Accesso abusivo a sistema informatico: per il reato occorre la finalità illecita
Ai fini della configurabilità del reato di cui all’art. 615-ter c.p., se il soggetto ha titolo per l’accesso al sistema informatico, è necessario che l’accesso non sia fine a se stesso, ma integri comunque una fattispecie illecita.
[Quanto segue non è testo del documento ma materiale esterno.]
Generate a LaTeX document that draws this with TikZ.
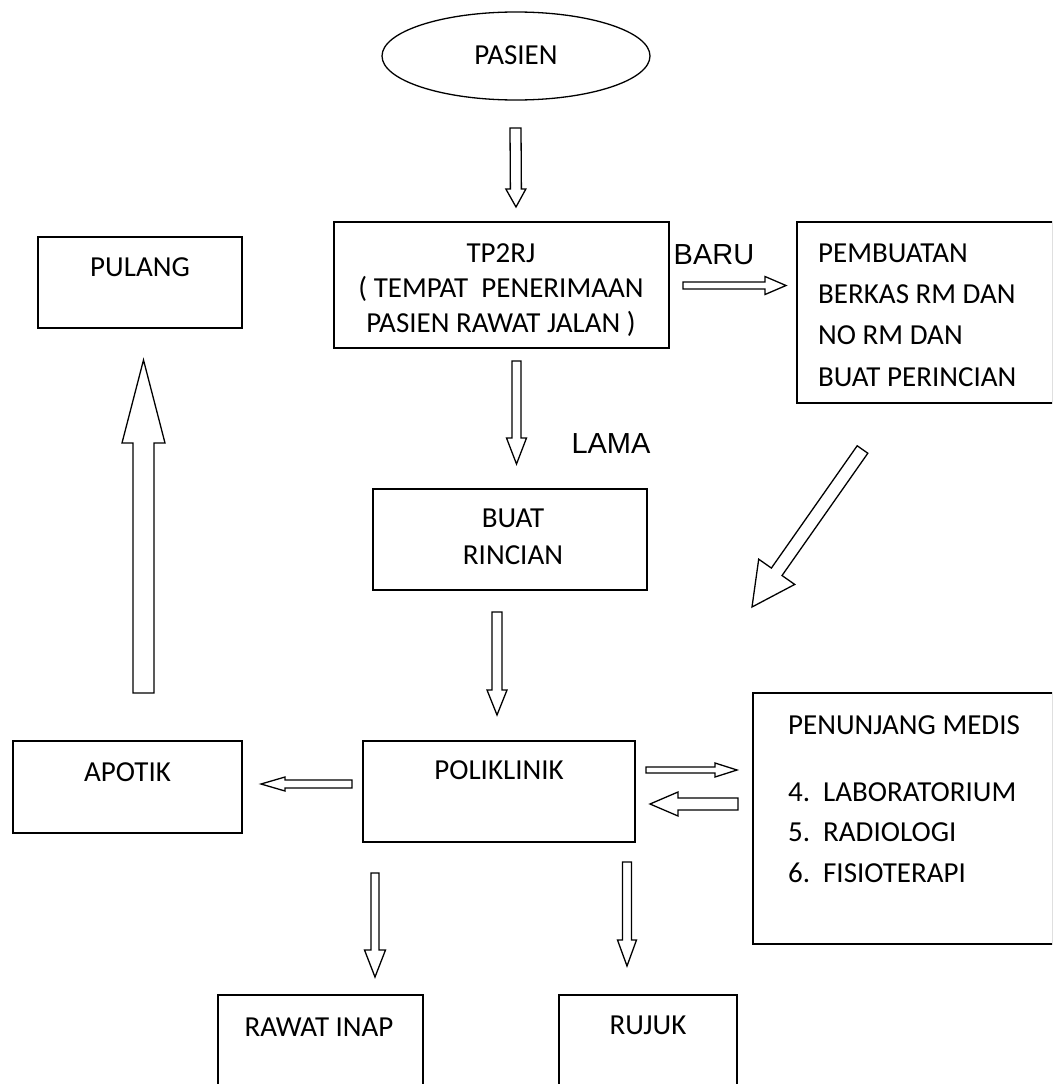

Lo ha deciso il G.I.P. del Tribunale di Brescia, che con la sentenza n. 293/11, ha precisato che alla luce della concreta casistica giurisprudenziale l’accesso al sistema informatico per finalità diverse da quelle consentite non si è mai esaurito in quanto tale, poiché il soggetto attivo o si è introdotto su altrui istigazione criminosa nel contesto di un accordo di corruzione propria (Cass. Sez. 5, Sentenza n. 19463 del 16/02/2010 – Rv. 247144); o per utilizzare le informazioni acquisite in agenzie di investigazione privata nelle quali prestava la propria attività (Cass. Sez. 5, Sentenza n. 18006 del 13/02/2009 – Rv. 243602); o allo scopo di estrarre copia dei dati ed utilizzarli per attività di concorrenza sleale (Cass. Sez. 5, Sentenza n. 2987 del 10/12/2009 – Rv. 245842; Cass. Sez. 5, Sentenza n. 37322 del 08/07/2008 Ud. (dep. 01/10/2008) Rv. 241201).
In altri termini il reato si è perfezionato perché l’accesso è avvenuto per finalità “illecite” diverse da quelle consentite. Gli accessi non consentiti devono quanto meno costituire comportamenti sanzionabili sotto il profilo disciplinare, in quanto contrastanti con una specifica previsione di legge o di regolamento.